| To be done |
Write out the listing below without alteration, omitting its pictures.

══════

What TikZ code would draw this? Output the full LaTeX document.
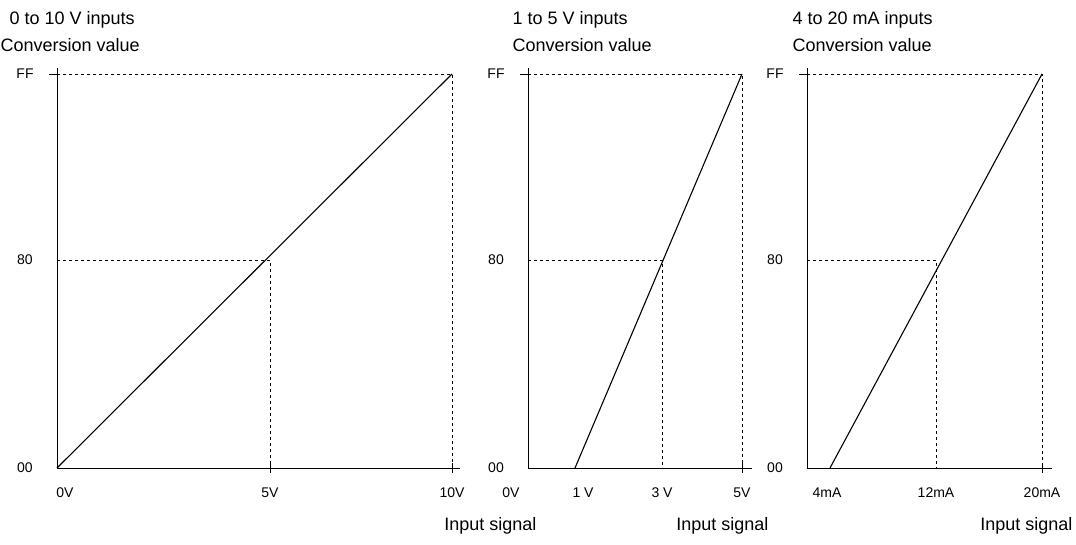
\documentclass[tikz,border=0pt]{standalone}
\usepackage{fontspec}
\setmainfont{Liberation Sans}
\usetikzlibrary{positioning}

\begin{document}
\begin{tikzpicture}[x=1pt,y=-1pt,
    title/.style={anchor=west, font=\fontsize{18}{18}\selectfont},
    tick/.style={font=\fontsize{14}{14}\selectfont},
    axis/.style={line width=1pt},
    guide/.style={dashed, line width=0.7pt},
    curve/.style={line width=1.1pt}]
    \useasboundingbox (0,0) rectangle (1076,545);

    % 0 to 10 V panel
    \node[title] (t1) at (6,20) {0 to 10 V inputs};
    \node[title] (c1) at (-3,45) {Conversion value};
    \coordinate (o1) at (57,468);
    \coordinate (ytop1) at (57,68);
    \coordinate (xend1) at (460,468);
    \coordinate (ff1) at (57,74);
    \coordinate (m1) at (57,260);
    \coordinate (p1) at (452,74);
    \coordinate (h1) at (270,260);
    \draw[axis] (ytop1) -- (o1) -- (xend1);
    \draw[guide] (ff1) -- (p1) -- (452,468);
    \draw[guide] (m1) -- (h1) -- (270,468);
    \draw[curve] (o1) -- (p1);
    \draw (49,74) -- (ff1) (270,463) -- (270,473) (452,463) -- (452,473);
    \node[tick] at (25,74) {FF};
    \node[tick] at (25,260) {80};
    \node[tick] at (25,468) {00};
    \node[tick] at (65,493) {0V};
    \node[tick] at (270,493) {5V};
    \node[tick] at (452,493) {10V};
    \node[title, anchor=east] at (540,526) {Input signal};

    % 1 to 5 V panel
    \node[title] (t2) at (509,20) {1 to 5 V inputs};
    \node[title] (c2) at (509,45) {Conversion value};
    \coordinate (o2) at (528,468);
    \coordinate (ytop2) at (528,68);
    \coordinate (xend2) at (752,468);
    \coordinate (s2) at (575,468);
    \coordinate (ff2) at (528,74);
    \coordinate (m2) at (528,260);
    \coordinate (p2) at (742,74);
    \coordinate (h2) at (662,260);
    \draw[axis] (ytop2) -- (o2) -- (xend2);
    \draw[guide] (ff2) -- (p2) -- (742,468);
    \draw[guide] (m2) -- (h2) -- (662,468);
    \draw[curve] (s2) -- (p2);
    \draw (520,74) -- (ff2) (742,463) -- (742,473);
    \node[tick] at (496,74) {FF};
    \node[tick] at (496,260) {80};
    \node[tick] at (496,468) {00};
    \node[tick] at (511,493) {0V};
    \node[tick] at (583,493) {1 V};
    \node[tick] at (662,493) {3 V};
    \node[tick] at (742,493) {5V};
    \node[title, anchor=east] at (772,526) {Input signal};

    % 4 to 20 mA panel
    \node[title] (t3) at (789,20) {4 to 20 mA inputs};
    \node[title] (c3) at (789,45) {Conversion value};
    \coordinate (o3) at (807,468);
    \coordinate (ytop3) at (807,68);
    \coordinate (xend3) at (1052,468);
    \coordinate (s3) at (830,468);
    \coordinate (ff3) at (807,74);
    \coordinate (m3) at (807,260);
    \coordinate (p3) at (1042,74);
    \coordinate (h3) at (936,260);
    \draw[axis] (ytop3) -- (o3) -- (xend3);
    \draw[guide] (ff3) -- (p3) -- (1042,468);
    \draw[guide] (m3) -- (h3) -- (936,468);
    \draw[curve] (s3) -- (p3);
    \draw (799,74) -- (ff3) (1042,463) -- (1042,473);
    \node[tick] at (775,74) {FF};
    \node[tick] at (775,260) {80};
    \node[tick] at (775,468) {00};
    \node[tick] at (827,493) {4mA};
    \node[tick] at (936,493) {12mA};
    \node[tick] at (1042,493) {20mA};
    \node[title, anchor=east] at (1076,526) {Input signal};
\end{tikzpicture}
\end{document}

══════

| Response to this task |
What TikZ code would draw this? Output the full LaTeX document.
\documentclass[tikz,border=0pt]{standalone}
\usepackage{fontspec}
\setmainfont{Liberation Sans}
\usetikzlibrary{positioning}

\begin{document}
\begin{tikzpicture}[x=1pt,y=-1pt,
    title/.style={anchor=west, font=\fontsize{18}{18}\selectfont},
    tick/.style={font=\fontsize{14}{14}\selectfont},
    axis/.style={line width=1pt},
    guide/.style={dashed, line width=0.7pt},
    curve/.style={line width=1.1pt}]
    \useasboundingbox (0,0) rectangle (1076,545);

    % 0 to 10 V panel
    \node[title] (t1) at (6,20) {0 to 10 V inputs};
    \node[title] (c1) at (-3,45) {Conversion value};
    \coordinate (o1) at (57,468);
    \coordinate (ytop1) at (57,68);
    \coordinate (xend1) at (460,468);
    \coordinate (ff1) at (57,74);
    \coordinate (m1) at (57,260);
    \coordinate (p1) at (452,74);
    \coordinate (h1) at (270,260);
    \draw[axis] (ytop1) -- (o1) -- (xend1);
    \draw[guide] (ff1) -- (p1) -- (452,468);
    \draw[guide] (m1) -- (h1) -- (270,468);
    \draw[curve] (o1) -- (p1);
    \draw (49,74) -- (ff1) (270,463) -- (270,473) (452,463) -- (452,473);
    \node[tick] at (25,74) {FF};
    \node[tick] at (25,260) {80};
    \node[tick] at (25,468) {00};
    \node[tick] at (65,493) {0V};
    \node[tick] at (270,493) {5V};
    \node[tick] at (452,493) {10V};
    \node[title, anchor=east] at (540,526) {Input signal};

    % 1 to 5 V panel
    \node[title] (t2) at (509,20) {1 to 5 V inputs};
    \node[title] (c2) at (509,45) {Conversion value};
    \coordinate (o2) at (528,468);
    \coordinate (ytop2) at (528,68);
    \coordinate (xend2) at (752,468);
    \coordinate (s2) at (575,468);
    \coordinate (ff2) at (528,74);
    \coordinate (m2) at (528,260);
    \coordinate (p2) at (742,74);
    \coordinate (h2) at (662,260);
    \draw[axis] (ytop2) -- (o2) -- (xend2);
    \draw[guide] (ff2) -- (p2) -- (742,468);
    \draw[guide] (m2) -- (h2) -- (662,468);
    \draw[curve] (s2) -- (p2);
    \draw (520,74) -- (ff2) (742,463) -- (742,473);
    \node[tick] at (496,74) {FF};
    \node[tick] at (496,260) {80};
    \node[tick] at (496,468) {00};
    \node[tick] at (511,493) {0V};
    \node[tick] at (583,493) {1 V};
    \node[tick] at (662,493) {3 V};
    \node[tick] at (742,493) {5V};
    \node[title, anchor=east] at (772,526) {Input signal};

    % 4 to 20 mA panel
    \node[title] (t3) at (789,20) {4 to 20 mA inputs};
    \node[title] (c3) at (789,45) {Conversion value};
    \coordinate (o3) at (807,468);
    \coordinate (ytop3) at (807,68);
    \coordinate (xend3) at (1052,468);
    \coordinate (s3) at (830,468);
    \coordinate (ff3) at (807,74);
    \coordinate (m3) at (807,260);
    \coordinate (p3) at (1042,74);
    \coordinate (h3) at (936,260);
    \draw[axis] (ytop3) -- (o3) -- (xend3);
    \draw[guide] (ff3) -- (p3) -- (1042,468);
    \draw[guide] (m3) -- (h3) -- (936,468);
    \draw[curve] (s3) -- (p3);
    \draw (799,74) -- (ff3) (1042,463) -- (1042,473);
    \node[tick] at (775,74) {FF};
    \node[tick] at (775,260) {80};
    \node[tick] at (775,468) {00};
    \node[tick] at (827,493) {4mA};
    \node[tick] at (936,493) {12mA};
    \node[tick] at (1042,493) {20mA};
    \node[title, anchor=east] at (1076,526) {Input signal};
\end{tikzpicture}
\end{document}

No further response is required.